P Gupta August 2, 2016 9:07 PM

“Go read some Adam Smith.”
In using words like “self-interest” or “individual freedom” I mean them with their objective meaning and not how other thinkers/philosophers have described them in their theories – which I may agree, disagree or partly agree with.

JG4 August 3, 2016 6:13 AM

from the usual compendium, a surprising example of altruism. maybe it is just a manifestation of boredom by some especially large-brained mammals

I’ve been too busy to comment on the Clive life-extension project (speaking of large brains), but metformin appears to work and is being rigorously tested:

One of the best predictors of mortality risk is A1C. See for example:

Post-Meal Blood Sugar and A1c Predict Cardiovascular Events and Deaths

If this is the link I think it is, there is a stunning graph of age at onset of blood glucose rise and longevity. 20 minutes of brisk walking three times a week is a good start, but the real magic is 5 miles a day, every day.

Apologies if I’ve posted this before. My memory isn’t quite as sharp as it was before the 10,000 pints of beer. Now I’m low carb, so it is red wine these days.

Clive Robinson August 3, 2016 8:38 AM

@ JG4,

I’ve been too busy to comment on the Clive life-extension project (speaking of large brains), but metformin appears to work and is being rigorously tested:

Not just metformin (which I take) but statins as well. However whilst they might work for some parts of the body, they don’t prevent some types of aging such as the muscles and brain, Whilst a common food enhancing compound “cyclodextrin” apprars to retard various types of dementia there are issues about getting it to the targey site. Human growth factor used by naughty athletes does help with muscles but has side effects. A fairly famous computer geek has decided that transfusions with youthful blood is a way around that. However it is reminiscent of a historical figure who believed “bathing in virgins blood” would keep her good looks, but unsuprisingly failed. She would have been better advised to drink human milk and stay out of sunlight, and avoid all forms of sugar, and lower complexity starches, and keep the calorie count low.

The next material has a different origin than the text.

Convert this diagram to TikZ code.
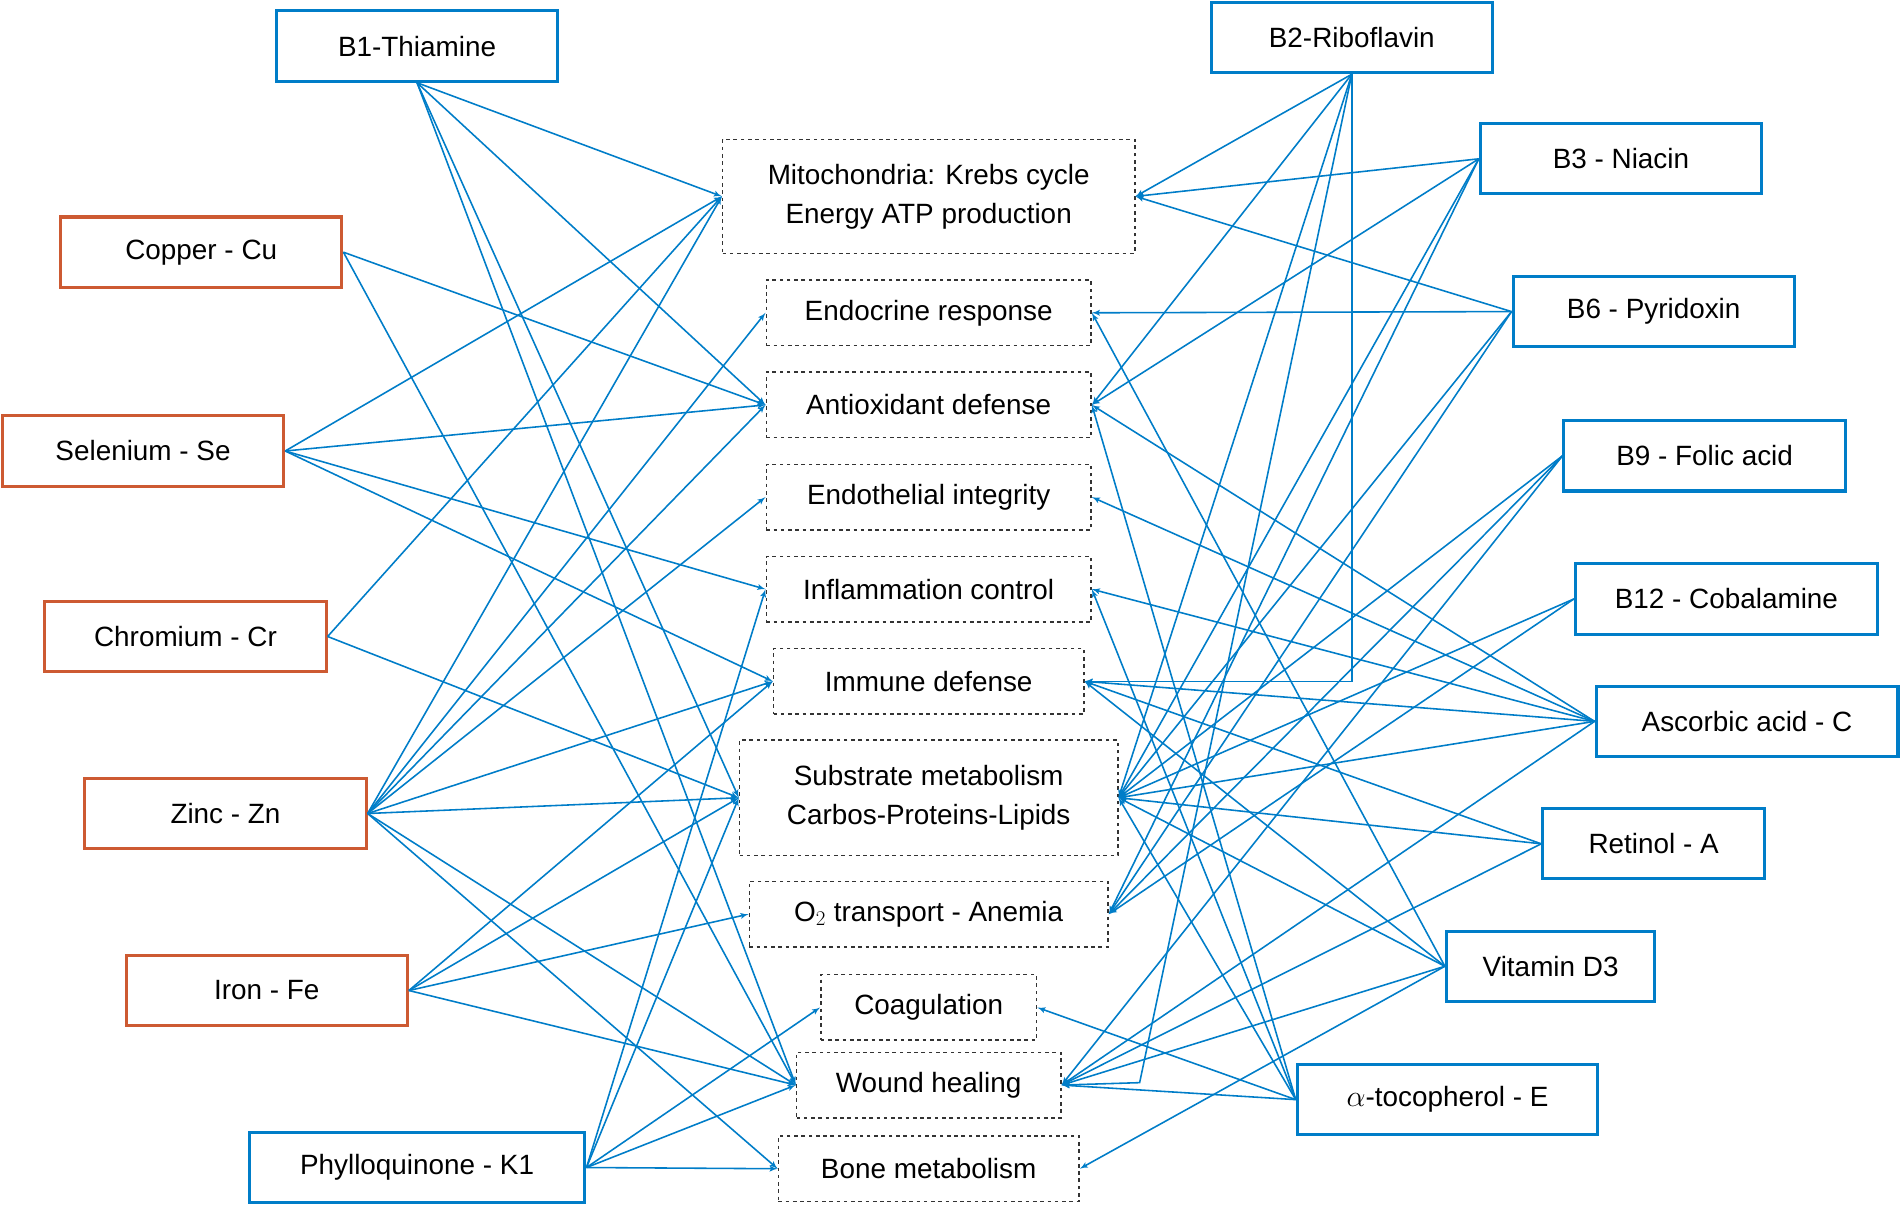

I’m of the view that living for ever will be boring eventually, however the longer I live…

One possibility that is not available to those of us currently alive is to make changes to our DNA etc. One such is the “telomere” found at the ends of chromosomes, which shortens every time DNA divides and eventually stops further division. The only place it’s not found naturally active is “in the sex cells” and cancer cells. It’s shortening can be prevented by an enzyme (lookup “telomerase reverse transcriptase” for more info).

JG4 August 3, 2016 11:48 AM


Thanks for your helpful comments. There is an excellent TED talk on longevity by Dan Buettner. He doesn’t delve into the IGF-1 topic there (if I recall correctly), but it is closely related to many things, including sugar, protein and HGF. The Seventh Day Adventists live a long time mainly for two reasons. One is community and the other is a plant-based diet. The absence of animal protein from the diet lowers IGF-1, which reduces the rate of cell division, preserving telomere count. The sense of community reduces stress, which also helps telomere count. Cynthia Kenyon at Calico (a google project) is working to find/prove pharmaceuticals that slow aging via suppression of IGF-1 expression. If I am not mistaken, sugar and high quality protein both increase IGF-1 production, producing more muscle mass and faster aging. The best case scenario may be to modulate IGF-1 by cyclic fasting, where muscle is built during the growth phase, followed by cell resting during a starvation phase. Ideally, insulin sensitivity is enhanced during the starvation phase, which could help keep A1C and cardiac risk down. If I am not mistaken red wine reduces the odds of dementia significantly, but the bottles didn’t seem to have a warning about memory loss. Life is a series of tradeoffs. May yours be favorable. I am very suspicious about the statins, which do indeed low cholesterol, but I don’t think that anyone has done a proper total mortality study on them. It may not be good for the pharma companies, who have been part of the national security/financial complex for a very long time.